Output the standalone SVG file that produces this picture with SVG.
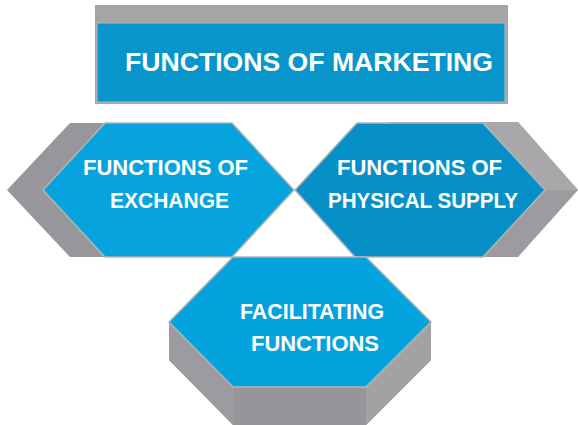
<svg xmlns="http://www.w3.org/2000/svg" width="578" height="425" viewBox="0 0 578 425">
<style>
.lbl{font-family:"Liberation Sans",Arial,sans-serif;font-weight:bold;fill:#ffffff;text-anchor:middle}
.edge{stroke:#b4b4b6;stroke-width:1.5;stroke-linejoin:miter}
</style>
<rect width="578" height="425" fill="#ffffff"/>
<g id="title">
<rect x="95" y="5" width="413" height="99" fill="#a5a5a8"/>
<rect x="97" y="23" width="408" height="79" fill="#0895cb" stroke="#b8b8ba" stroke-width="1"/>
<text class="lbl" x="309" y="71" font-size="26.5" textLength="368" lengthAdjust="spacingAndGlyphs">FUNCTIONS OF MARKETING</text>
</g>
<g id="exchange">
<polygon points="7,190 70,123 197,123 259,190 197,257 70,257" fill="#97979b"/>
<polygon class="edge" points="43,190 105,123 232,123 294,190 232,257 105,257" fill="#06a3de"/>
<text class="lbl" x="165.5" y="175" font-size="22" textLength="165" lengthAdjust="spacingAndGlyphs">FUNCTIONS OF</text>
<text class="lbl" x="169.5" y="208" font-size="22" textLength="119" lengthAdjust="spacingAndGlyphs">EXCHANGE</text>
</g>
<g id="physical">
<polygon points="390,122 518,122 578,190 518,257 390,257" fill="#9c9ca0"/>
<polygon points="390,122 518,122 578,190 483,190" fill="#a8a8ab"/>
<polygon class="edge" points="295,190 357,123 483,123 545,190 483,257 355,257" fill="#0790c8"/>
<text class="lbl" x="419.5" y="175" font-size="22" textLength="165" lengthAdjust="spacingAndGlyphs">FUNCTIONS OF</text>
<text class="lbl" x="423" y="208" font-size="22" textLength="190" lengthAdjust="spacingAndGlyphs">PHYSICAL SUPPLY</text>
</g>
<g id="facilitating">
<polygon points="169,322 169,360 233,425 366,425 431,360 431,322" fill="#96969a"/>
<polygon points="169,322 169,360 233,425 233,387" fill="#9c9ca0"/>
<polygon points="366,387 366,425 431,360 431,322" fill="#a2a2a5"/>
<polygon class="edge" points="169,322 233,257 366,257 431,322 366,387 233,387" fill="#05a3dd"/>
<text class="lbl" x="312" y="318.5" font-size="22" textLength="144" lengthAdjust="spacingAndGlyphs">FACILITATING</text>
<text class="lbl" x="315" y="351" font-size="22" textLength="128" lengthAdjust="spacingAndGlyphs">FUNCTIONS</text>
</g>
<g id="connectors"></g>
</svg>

┄┄┄┄┄┄

■ **Task directions**: Go through the material above and print all of it exactly, except the pictures.

■ **The answer**:
Output the standalone SVG file that produces this picture with SVG.
<svg xmlns="http://www.w3.org/2000/svg" width="578" height="425" viewBox="0 0 578 425">
<style>
.lbl{font-family:"Liberation Sans",Arial,sans-serif;font-weight:bold;fill:#ffffff;text-anchor:middle}
.edge{stroke:#b4b4b6;stroke-width:1.5;stroke-linejoin:miter}
</style>
<rect width="578" height="425" fill="#ffffff"/>
<g id="title">
<rect x="95" y="5" width="413" height="99" fill="#a5a5a8"/>
<rect x="97" y="23" width="408" height="79" fill="#0895cb" stroke="#b8b8ba" stroke-width="1"/>
<text class="lbl" x="309" y="71" font-size="26.5" textLength="368" lengthAdjust="spacingAndGlyphs">FUNCTIONS OF MARKETING</text>
</g>
<g id="exchange">
<polygon points="7,190 70,123 197,123 259,190 197,257 70,257" fill="#97979b"/>
<polygon class="edge" points="43,190 105,123 232,123 294,190 232,257 105,257" fill="#06a3de"/>
<text class="lbl" x="165.5" y="175" font-size="22" textLength="165" lengthAdjust="spacingAndGlyphs">FUNCTIONS OF</text>
<text class="lbl" x="169.5" y="208" font-size="22" textLength="119" lengthAdjust="spacingAndGlyphs">EXCHANGE</text>
</g>
<g id="physical">
<polygon points="390,122 518,122 578,190 518,257 390,257" fill="#9c9ca0"/>
<polygon points="390,122 518,122 578,190 483,190" fill="#a8a8ab"/>
<polygon class="edge" points="295,190 357,123 483,123 545,190 483,257 355,257" fill="#0790c8"/>
<text class="lbl" x="419.5" y="175" font-size="22" textLength="165" lengthAdjust="spacingAndGlyphs">FUNCTIONS OF</text>
<text class="lbl" x="423" y="208" font-size="22" textLength="190" lengthAdjust="spacingAndGlyphs">PHYSICAL SUPPLY</text>
</g>
<g id="facilitating">
<polygon points="169,322 169,360 233,425 366,425 431,360 431,322" fill="#96969a"/>
<polygon points="169,322 169,360 233,425 233,387" fill="#9c9ca0"/>
<polygon points="366,387 366,425 431,360 431,322" fill="#a2a2a5"/>
<polygon class="edge" points="169,322 233,257 366,257 431,322 366,387 233,387" fill="#05a3dd"/>
<text class="lbl" x="312" y="318.5" font-size="22" textLength="144" lengthAdjust="spacingAndGlyphs">FACILITATING</text>
<text class="lbl" x="315" y="351" font-size="22" textLength="128" lengthAdjust="spacingAndGlyphs">FUNCTIONS</text>
</g>
<g id="connectors"></g>
</svg>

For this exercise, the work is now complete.